━━━ Record list
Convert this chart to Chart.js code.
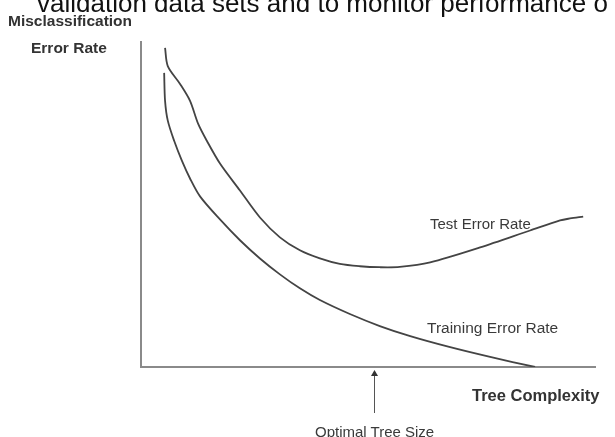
<!DOCTYPE html>
<html>
<head>
<meta charset="utf-8">
<script src="https://cdn.jsdelivr.net/npm/chart.js@4"></script>
<style>
  html, body { margin: 0; padding: 0; background: #fff; }
  #wrap { position: relative; width: 615px; height: 437px; overflow: hidden; font-family: "Liberation Sans", Arial, sans-serif; }
  #wrap canvas { position: absolute; left: 0; top: 0; }
  .lbl { position: absolute; white-space: nowrap; color: #3a3a3a; line-height: 1; }
  .axis { font-weight: bold; font-size: 15.5px; color: #333; }
</style>
</head>
<body>
<div id="wrap">
  <canvas id="errChart" width="615" height="437"></canvas>
  <div class="lbl" style="left:37px; top:-10px; font-size:26px; color:#111;">validation data sets and to monitor performance o</div>
  <div class="lbl axis" style="left:8px; top:13px;">Misclassification</div>
  <div class="lbl axis" style="left:31px; top:40px;">Error Rate</div>
  <div class="lbl axis" style="left:472px; top:387px; font-size:16.5px;">Tree Complexity</div>
  <div class="lbl" style="left:430px; top:216px; font-size:15px;">Test Error Rate</div>
  <div class="lbl" style="left:427px; top:320px; font-size:15.5px;">Training Error Rate</div>
  <div class="lbl" style="left:315px; top:424px; font-size:15px;">Optimal Tree Size</div>
</div>
<script>
// ---- data (complexity 0..100, error rate 0..100) ----
const testX  = [5.3, 5.9, 8.6, 10.8, 12.6, 14.5, 17.4, 21.8, 26.2, 30.6, 35.0, 39.4, 43.8, 48.2, 52.6, 57.0, 63.7, 74.7, 85.7, 92.3, 94.5, 97.4];
const testY  = [98.2, 92.6, 87.1, 81.9, 74.8, 69.6, 62.6, 54.3, 46.0, 39.9, 35.9, 33.4, 31.7, 31.0, 30.7, 30.8, 32.2, 36.8, 42.0, 45.1, 45.7, 46.3];
const trainX = [5.1, 5.3, 5.9, 7.3, 9.0, 10.8, 13.0, 17.4, 21.8, 26.2, 30.6, 35.0, 39.4, 46.0, 52.6, 59.3, 68.1, 76.9, 86.8];
const trainY = [90.5, 81.9, 75.8, 69.6, 63.5, 58.0, 52.5, 45.4, 39.0, 33.4, 28.5, 24.2, 20.6, 16.3, 12.6, 9.5, 6.1, 3.1, 0];
const optimalSize = 51.3;

const toPoints = (xs, ys) => xs.map((x, i) => ({ x: x, y: ys[i] }));

// arrow under the x axis marking the optimal size
const arrowPlugin = {
    id: 'optimalArrow',
    afterDraw(chart) {
        const ctx = chart.ctx;
        const x = Math.round(chart.scales.x.getPixelForValue(optimalSize)) + 0.5;
        const top = chart.chartArea.bottom + 3;
        ctx.save();
        ctx.strokeStyle = '#555';
        ctx.fillStyle = '#333';
        ctx.lineWidth = 1;
        ctx.beginPath();
        ctx.moveTo(x, top + 4);
        ctx.lineTo(x, top + 43);
        ctx.stroke();
        ctx.beginPath();
        ctx.moveTo(x, top);
        ctx.lineTo(x - 3.5, top + 6);
        ctx.lineTo(x + 3.5, top + 6);
        ctx.closePath();
        ctx.fill();
        ctx.restore();
    }
};

const lineStyle = {
    borderColor: '#444',
    borderWidth: 1.8,
    pointRadius: 0,
    fill: false,
    tension: 0.3
};

new Chart(document.getElementById('errChart').getContext('2d'), {
    type: 'line',
    data: {
        datasets: [
            Object.assign({ label: 'Test Error Rate', data: toPoints(testX, testY) }, lineStyle),
            Object.assign({ label: 'Training Error Rate', data: toPoints(trainX, trainY) }, lineStyle)
        ]
    },
    options: {
        responsive: false,
        animation: false,
        events: [],
        layout: { padding: { left: 141, top: 42, right: 20, bottom: 70 } },
        plugins: { legend: { display: false }, tooltip: { enabled: false } },
        scales: {
            x: {
                type: 'linear', min: 0, max: 100,
                grid: { display: false, drawTicks: false, tickLength: 0 },
                ticks: { display: false },
                border: { display: true, color: '#8a8a8a', width: 2 }
            },
            y: {
                type: 'linear', min: 0, max: 100,
                grid: { display: false, drawTicks: false, tickLength: 0 },
                ticks: { display: false },
                border: { display: true, color: '#8a8a8a', width: 2 }
            }
        }
    },
    plugins: [arrowPlugin]
});
</script>
</body>
</html>
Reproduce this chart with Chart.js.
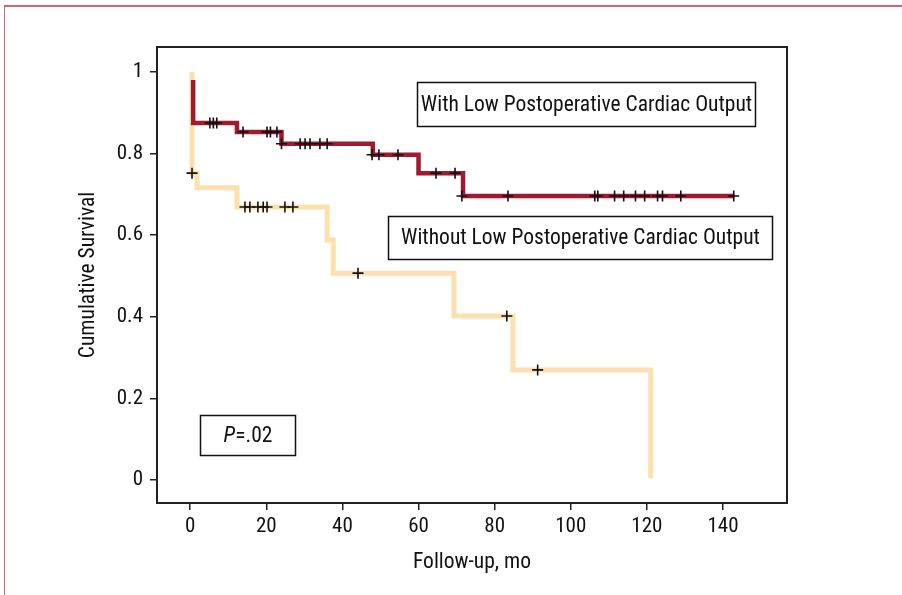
<!DOCTYPE html>
<html>
<head>
<meta charset="utf-8">
<script src="https://cdn.jsdelivr.net/npm/chart.js@4"></script>
<style>
  html, body { margin: 0; padding: 0; background: #fff; }
  #wrap { position: relative; width: 902px; height: 595px; }
  #frame { position: absolute; left: 4px; top: 5px; right: 0; bottom: 0; border-top: 2px solid #c9687b; border-left: 1px solid #c9687b; pointer-events: none; }
</style>
</head>
<body>
<div id="wrap">
  <canvas id="kmChart" width="902" height="595"></canvas>
  <div id="frame"></div>
</div>
<script>
// Kaplan-Meier steps (x = months, y = cumulative survival)
const withLowX = [0.8, 0.8, 12.3, 24, 48, 60, 71.7, 143];
const withLowY = [0.98, 0.875, 0.853, 0.824, 0.797, 0.752, 0.696, 0.696];
const withoutLowX = [0.5, 0.5, 1.8, 12.3, 36, 37.6, 69.3, 84.8, 121];
const withoutLowY = [1.0, 0.752, 0.716, 0.669, 0.588, 0.507, 0.402, 0.27, 0.005];

// censored observations
const withCensorX = [5.2, 6.1, 7.0, 13.9, 20.2, 21.1, 22.8, 24, 28.9, 30.2, 31.5, 34.1, 36,
  47.8, 49.6, 54.6, 64.6, 69.6, 71.4, 83.5, 106.3, 107.1, 111.5, 113.9, 117, 119.4, 122.8, 124.1, 128.9, 142.8];
const withCensorY = [0.875, 0.875, 0.875, 0.853, 0.853, 0.853, 0.853, 0.824, 0.824, 0.824, 0.824, 0.824, 0.824,
  0.797, 0.797, 0.797, 0.752, 0.752, 0.696, 0.696, 0.696, 0.696, 0.696, 0.696, 0.696, 0.696, 0.696, 0.696, 0.696, 0.696];
const withoutCensorX = [0.5, 14.4, 15.7, 17.8, 19.2, 20.2, 24.9, 27, 44.1, 83.2, 91.3];
const withoutCensorY = [0.752, 0.669, 0.669, 0.669, 0.669, 0.669, 0.669, 0.669, 0.507, 0.402, 0.27];

const xTicks = [0, 20, 40, 60, 80, 100, 120, 140];
const yTicks = [0, 0.2, 0.4, 0.6, 0.8, 1];

const labelWith = 'With Low Postoperative Cardiac Output';
const labelWithout = 'Without Low Postoperative Cardiac Output';
const pText = '.02';

const FONT = "'Liberation Sans Narrow', 'Arial Narrow', 'Roboto Condensed', 'Liberation Sans', sans-serif";

function pts(xs, ys) {
  return xs.map((x, i) => ({ x: x, y: ys[i] }));
}

//boxes with text, placed in data units
const textBoxes = [
  { x0: 59.6, x1: 148.3, y0: 0.975, y1: 0.868, text: labelWith },
  { x0: 52, x1: 152.8, y0: 0.647, y1: 0.542, text: labelWithout },
  { x0: 2.6, x1: 27.6, y0: 0.159, y1: 0.061, text: null }
];

const boxPlugin = {
  id: 'boxPlugin',
  afterDatasetsDraw(chart) {
    const { ctx, chartArea, scales } = chart;
    ctx.save();
    //frame around plot
    ctx.strokeStyle = '#222';
    ctx.lineWidth = 2;
    ctx.strokeRect(chartArea.left, chartArea.top, chartArea.right - chartArea.left, chartArea.bottom - chartArea.top);
    textBoxes.forEach(b => {
      const l = Math.round(scales.x.getPixelForValue(b.x0)) + 0.5;
      const r = Math.round(scales.x.getPixelForValue(b.x1)) + 0.5;
      const t = Math.round(scales.y.getPixelForValue(b.y0)) + 0.5;
      const bt = Math.round(scales.y.getPixelForValue(b.y1)) + 0.5;
      ctx.fillStyle = '#fff';
      ctx.fillRect(l, t, r - l, bt - t);
      ctx.strokeStyle = '#111';
      ctx.lineWidth = 1.5;
      ctx.strokeRect(l, t, r - l, bt - t);
      ctx.fillStyle = '#111';
      ctx.textBaseline = 'middle';
      const cx = (l + r) / 2, cy = (t + bt) / 2 + 1;
      if (b.text) {
        ctx.font = '21.5px ' + FONT;
        ctx.textAlign = 'center';
        ctx.fillText(b.text, cx, cy);
      } else {
        ctx.font = 'italic 21.5px ' + FONT;
        const w1 = ctx.measureText('P').width;
        ctx.font = '21.5px ' + FONT;
        const w2 = ctx.measureText('=' + pText).width;
        let sx = cx - (w1 + w2) / 2;
        ctx.textAlign = 'left';
        ctx.font = 'italic 21.5px ' + FONT;
        ctx.fillText('P', sx, cy);
        ctx.font = '21.5px ' + FONT;
        ctx.fillText('=' + pText, sx + w1, cy);
      }
    });
    ctx.restore();
  }
};

const ctx = document.getElementById('kmChart').getContext('2d');
const chart = new Chart(ctx, {
  type: 'scatter',
  data: {
    datasets: [
      { label: 'censor with', data: pts(withCensorX, withCensorY), showLine: false, pointStyle: 'cross', pointRadius: 5.5, borderColor: '#111', borderWidth: 1.6, order: 0 },
      { label: 'censor without', data: pts(withoutCensorX, withoutCensorY), showLine: false, pointStyle: 'cross', pointRadius: 5.5, borderColor: '#111', borderWidth: 1.6, order: 0 },
      { label: labelWith, data: pts(withLowX, withLowY), showLine: true, stepped: true, borderColor: '#9e1b32', borderWidth: 4.5, pointRadius: 0, order: 1 },
      { label: labelWithout, data: pts(withoutLowX, withoutLowY), showLine: true, stepped: true, borderColor: '#fde0ae', borderWidth: 5, pointRadius: 0, order: 2 }
    ]
  },
  options: {
    responsive: false,
    animation: false,
    layout: { padding: { top: 47, right: 115, left: 0, bottom: 0 } },
    plugins: { legend: { display: false }, tooltip: { enabled: false } },
    scales: {
      x: {
        type: 'linear', min: -8.7, max: 156.8,
        afterBuildTicks: s => { s.ticks = xTicks.map(v => ({ value: v })); },
        afterFit: s => { s.height = 92; },
        grid: { display: true, drawOnChartArea: false, drawTicks: true, tickLength: 7, color: '#222', lineWidth: 1.5 },
        border: { display: false },
        ticks: { color: '#111', padding: 4, font: { family: FONT, size: 21 }, maxRotation: 0, callback: v => String(v) },
        title: { display: true, text: 'Follow-up, mo', color: '#111', font: { family: FONT, size: 21.5 }, padding: { bottom: 19, top: 0 } }
      },
      y: {
        type: 'linear', min: -0.056, max: 1.061,
        afterBuildTicks: s => { s.ticks = yTicks.map(v => ({ value: v })); },
        afterFit: s => { s.width = 157; },
        grid: { display: true, drawOnChartArea: false, drawTicks: true, tickLength: 7, color: '#222', lineWidth: 1.5 },
        border: { display: false },
        ticks: { color: '#111', padding: 7, font: { family: FONT, size: 21 }, callback: v => String(v) },
        title: { display: true, text: 'Cumulative Survival', color: '#111', font: { family: FONT, size: 21.5 }, padding: { top: 76, bottom: 0 } }
      }
    }
  },
  plugins: [boxPlugin]
});
</script>
</body>
</html>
━━━━━━
From the listing above, repeat only the lines between the line containing "Reproduce this chart with Chart.js." and the line containing "0.402, 0.27, 0.005];", those two included. Pictures are not part of the copy.

▸ Full response
Reproduce this chart with Chart.js.
<!DOCTYPE html>
<html>
<head>
<meta charset="utf-8">
<script src="https://cdn.jsdelivr.net/npm/chart.js@4"></script>
<style>
  html, body { margin: 0; padding: 0; background: #fff; }
  #wrap { position: relative; width: 902px; height: 595px; }
  #frame { position: absolute; left: 4px; top: 5px; right: 0; bottom: 0; border-top: 2px solid #c9687b; border-left: 1px solid #c9687b; pointer-events: none; }
</style>
</head>
<body>
<div id="wrap">
  <canvas id="kmChart" width="902" height="595"></canvas>
  <div id="frame"></div>
</div>
<script>
// Kaplan-Meier steps (x = months, y = cumulative survival)
const withLowX = [0.8, 0.8, 12.3, 24, 48, 60, 71.7, 143];
const withLowY = [0.98, 0.875, 0.853, 0.824, 0.797, 0.752, 0.696, 0.696];
const withoutLowX = [0.5, 0.5, 1.8, 12.3, 36, 37.6, 69.3, 84.8, 121];
const withoutLowY = [1.0, 0.752, 0.716, 0.669, 0.588, 0.507, 0.402, 0.27, 0.005];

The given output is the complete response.